First, the state analyzed data to identify the causes of the improper payments — in the case of unemployment benefits, an applicant’s self-reporting of the reason for losing a job, the amount of his or her earnings, and his or her efforts to find a new job. New Mexico then changed the behavior of end users (those making jobless claims) by altering the online application for unemployment benefits.
For example, a pop-up screen appears showing a copy of the letter that will be sent to the individual’s former employer — an incentive for the applicant to be truthful (only people who lose a job through no fault of their own are eligible for benefits). In another part of the online application, users are told that most people are truthful about their earnings. They must then sign their initials verifying the accuracy of their reported earnings.
Lastly, to ensure that individuals are fulfilling their obligation to find work while receiving unemployment benefits, New Mexico began requiring detailed job-search plans while also providing more online employment resources.

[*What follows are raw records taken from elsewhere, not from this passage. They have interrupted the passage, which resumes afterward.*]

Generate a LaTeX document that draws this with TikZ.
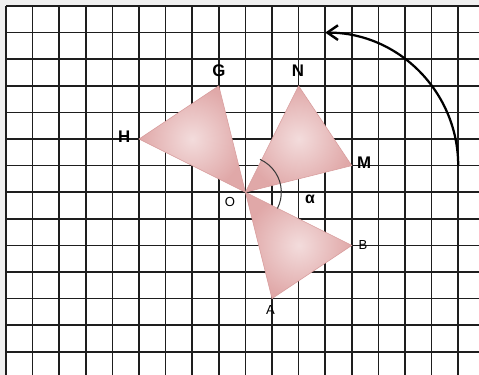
\documentclass[tikz,border=0pt]{standalone}
\usepackage{fontspec}
\setmainfont{Liberation Sans}
\usepackage{tikz}
\usetikzlibrary{arrows.meta}
\definecolor{izgaraSiyah}{HTML}{1E1E1E}
\definecolor{kenarGri}{HTML}{F0F0F0}
\definecolor{pembeAcik}{HTML}{F3DCDC}
\definecolor{pembeKoyu}{HTML}{E0A8A8}
\definecolor{pembeKenar}{HTML}{D89C9C}
\definecolor{yayGri}{HTML}{3A3A3A}

\begin{document}
\begin{tikzpicture}[x=1cm,y=1cm,
  ucgen/.style={draw=pembeKenar,line width=0.6pt,line join=round,
                shading=radial,inner color=pembeAcik,outer color=pembeKoyu},
  buyukHarf/.style={font=\fontsize{18}{20}\selectfont\bfseries,inner sep=0pt},
  kucukHarf/.style={font=\fontsize{14}{16}\selectfont,inner sep=0pt},
  donusOku/.style={line width=2.4pt,-{Straight Barb[length=4mm,width=5.5mm,line width=2.6pt]}}]
\useasboundingbox (-0.2256,0.2256) rectangle (17.782,-13.872);
\fill[kenarGri] (-0.2256,0.2256) rectangle (17.782,-13.872);
\fill[white] (0,0) rectangle (17.782,-13.872);
\draw[izgaraSiyah,line width=1.6pt] (0,-13.872) grid (17.782,0);
% noktalar
\coordinate (O) at (9,-7);
\coordinate (A) at (10,-11);
\coordinate (B) at (13,-9);
\coordinate (M) at (13,-6);
\coordinate (N) at (11,-3);
\coordinate (G) at (8,-3);
\coordinate (H) at (5,-5);
\coordinate (P) at (17,-6);
% ucgenler
\path[ucgen] (O) -- (G) -- (H) -- cycle;
\path[ucgen] (O) -- (M) -- (N) -- cycle;
\path[ucgen] (O) -- (A) -- (B) -- cycle;
% aci yayi
\draw[yayGri,line width=1.1pt] (O) ++(-27:1.35) arc[start angle=-27,end angle=66,radius=1.35];
% donme oku
\draw[donusOku] (P) arc[start angle=0,end angle=90,radius=5];
% etiketler
\node[buyukHarf] (gEt) at (8.0,-2.43) {G};
\node[buyukHarf] (nEt) at (10.98,-2.44) {N};
\node[buyukHarf] (hEt) at (4.44,-4.92) {H};
\node[buyukHarf] (mEt) at (13.46,-5.90) {M};
\node[kucukHarf] (oEt) at (8.42,-7.37) {O};
\node[kucukHarf] (bEt) at (13.42,-8.98) {B};
\node[kucukHarf] (aEt) at (9.94,-11.43) {A};
\node[kucukHarf,font=\fontsize{17}{19}\selectfont\bfseries] (alfa) at (11.43,-7.26) {α};
\end{tikzpicture}
\end{document}
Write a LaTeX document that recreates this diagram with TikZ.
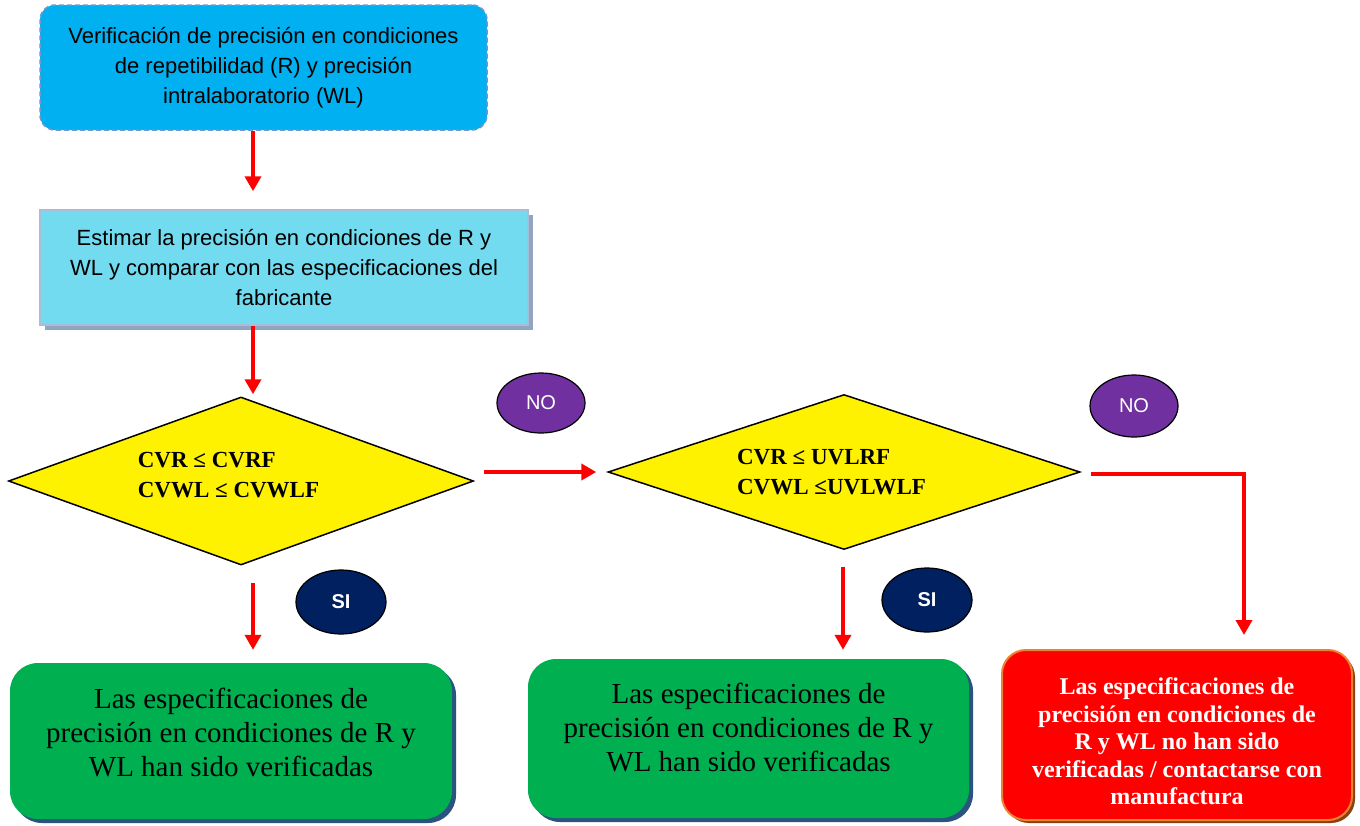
\documentclass[tikz,border=0pt]{standalone}
\usepackage{fontspec}
\setmainfont{Liberation Serif}
\newfontfamily\arialfont{Liberation Sans}
\usetikzlibrary{shapes.geometric,arrows.meta,shadows}
\definecolor{cajaazul}{HTML}{00B0F0}
\definecolor{bordeazul}{HTML}{7394CC}
\definecolor{celeste}{HTML}{72DBF0}
\definecolor{bordeceleste}{HTML}{A9BCD8}
\definecolor{sombragris}{HTML}{8FA5C2}
\definecolor{verde}{HTML}{00B050}
\definecolor{sombraverde}{HTML}{2B5380}
\definecolor{naranja}{HTML}{EE8233}
\definecolor{sombraroja}{HTML}{8A4010}
\definecolor{morado}{HTML}{7030A0}
\definecolor{marino}{HTML}{002060}
\begin{document}
\begin{tikzpicture}[x=1pt,y=-1pt,
    flecha/.style={red,line width=3.8pt,-{Triangle[width=16pt,length=15pt]}},
    decision/.style={diamond,draw=black,line width=1.5pt,fill=yellow,inner sep=0pt,aspect=2.9,align=left,
      font=\fontsize{23}{30}\selectfont\bfseries},
    resultado/.style={rounded corners=28pt,fill=verde,align=center,
      drop shadow={shadow xshift=4pt,shadow yshift=-4pt,fill=sombraverde,opacity=1},
      font=\fontsize{29}{34}\selectfont},
    etiqueta/.style={ellipse,draw=black,line width=1.2pt,text=white,inner sep=0pt}]
    \useasboundingbox (0,0) rectangle (1360,825);
    % cajas de arriba
    \node[draw=bordeazul,dashed,dash pattern=on 5pt off 3pt,line width=1.5pt,fill=cajaazul,rounded corners=15pt,
      minimum width=447pt,minimum height=125pt,align=center,font=\arialfont\fontsize{22}{30}\selectfont]
      (inicio) at (263.5,67.5) {Verificación de precisión en condiciones\\de repetibilidad (R) y precisión\\intralaboratorio (WL)};
    \node[draw=bordeceleste,line width=1.5pt,fill=celeste,minimum width=488pt,minimum height=115pt,align=center,
      drop shadow={shadow xshift=5pt,shadow yshift=-5pt,fill=sombragris,opacity=1},
      font=\arialfont\fontsize{22}{30}\selectfont]
      (estimar) at (284,267.5) {Estimar la precisión en condiciones de R y\\WL y comparar con las especificaciones del\\fabricante};
    % decisiones
    \node[decision,minimum width=465pt,minimum height=168pt] (dec1) at (241,481)
      {\hspace*{-25pt}CVR ≤ CVRF\\\hspace*{-25pt}CVWL ≤ CVWLF\\[-18pt]};
    \node[decision,minimum width=472pt,minimum height=155pt] (dec2) at (844,472)
      {\hspace*{-25pt}CVR ≤ UVLRF\\\hspace*{-25pt}CVWL ≤UVLWLF};
    \node[etiqueta,fill=morado,minimum width=88pt,minimum height=60pt,font=\arialfont\fontsize{20}{24}\selectfont]
      (no1) at (541,403) {NO};
    \node[etiqueta,fill=morado,minimum width=88pt,minimum height=62pt,font=\arialfont\fontsize{20}{24}\selectfont]
      (no2) at (1134,406) {NO};
    \node[etiqueta,fill=marino,minimum width=90pt,minimum height=64pt,font=\arialfont\bfseries\fontsize{20}{24}\selectfont]
      (si1) at (341,602) {SI};
    \node[etiqueta,fill=marino,minimum width=90pt,minimum height=64pt,font=\arialfont\bfseries\fontsize{20}{24}\selectfont]
      (si2) at (927,600) {SI};
    % resultados
    \node[resultado,minimum width=442pt,minimum height=156pt] (ok1) at (231,741)
      {Las especificaciones de\\precisión en condiciones de R y\\WL han sido verificadas\\[-16pt]};
    \node[resultado,minimum width=441pt,minimum height=159pt] (ok2) at (748.5,738.5)
      {Las especificaciones de\\precisión en condiciones de R y\\WL han sido verificadas\\[-11pt]};
    \node[draw=naranja,line width=2pt,fill=red,rounded corners=24pt,minimum width=350pt,minimum height=170pt,
      align=center,text=white,drop shadow={shadow xshift=3pt,shadow yshift=-3pt,fill=sombraroja,opacity=1},
      font=\fontsize{24}{27.5}\selectfont\bfseries]
      (falla) at (1177,735) {\rule{0pt}{30pt}Las especificaciones de\\precisión en condiciones de\\R y WL no han sido\\verificadas / contactarse con\\manufactura};
    % flechas
    \draw[flecha] ([xshift=-10.5pt]inicio.south) -- ([xshift=-31pt,yshift=18pt]estimar.north);
    \draw[flecha] ([xshift=-31pt]estimar.south) -- ([xshift=12pt,yshift=2pt]dec1.north);
    \draw[flecha] ([xshift=10pt,yshift=9pt]dec1.east) -- ([xshift=-11pt]dec2.west);
    \draw[flecha] ([xshift=10pt,yshift=-2pt]dec2.east) -| ([xshift=67pt,yshift=14pt]falla.north);
    \draw[flecha] ([xshift=12pt,yshift=-17pt]dec1.south) -- ([xshift=22pt,yshift=13pt]ok1.north);
    \draw[flecha] ([xshift=-1pt,yshift=-17pt]dec2.south) -- ([xshift=94.5pt,yshift=9pt]ok2.north);
\end{tikzpicture}
\end{document}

“There was a 50 percent reduction in fraud,” Eggers said. “That’s pretty amazing, and it was done without having to send out inspectors or doing anything like that.”
It just took a nudge.
More noticeable changes may lie ahead for state governments and their workers. According to Eggers, within the next decade, “25 percent of all activities done by people in government are going to be automated” thanks to the rise in artificial intelligence.
“You create a bot to do a lot of things that are manual and don’t have a lot of value — for instance, copying and pasting, opening emails and attachments, filling in forms,” he said.
That does not necessarily mean workers will lose their jobs, but it does mean much less paperwork and a change in the nature of their jobs.
“You’re freeing up 25 percent of everyone’s time, and then what you do is use [technology] to get those workers a lot more data and information to make better decisions,” he said. “That is a super-empowered worker.”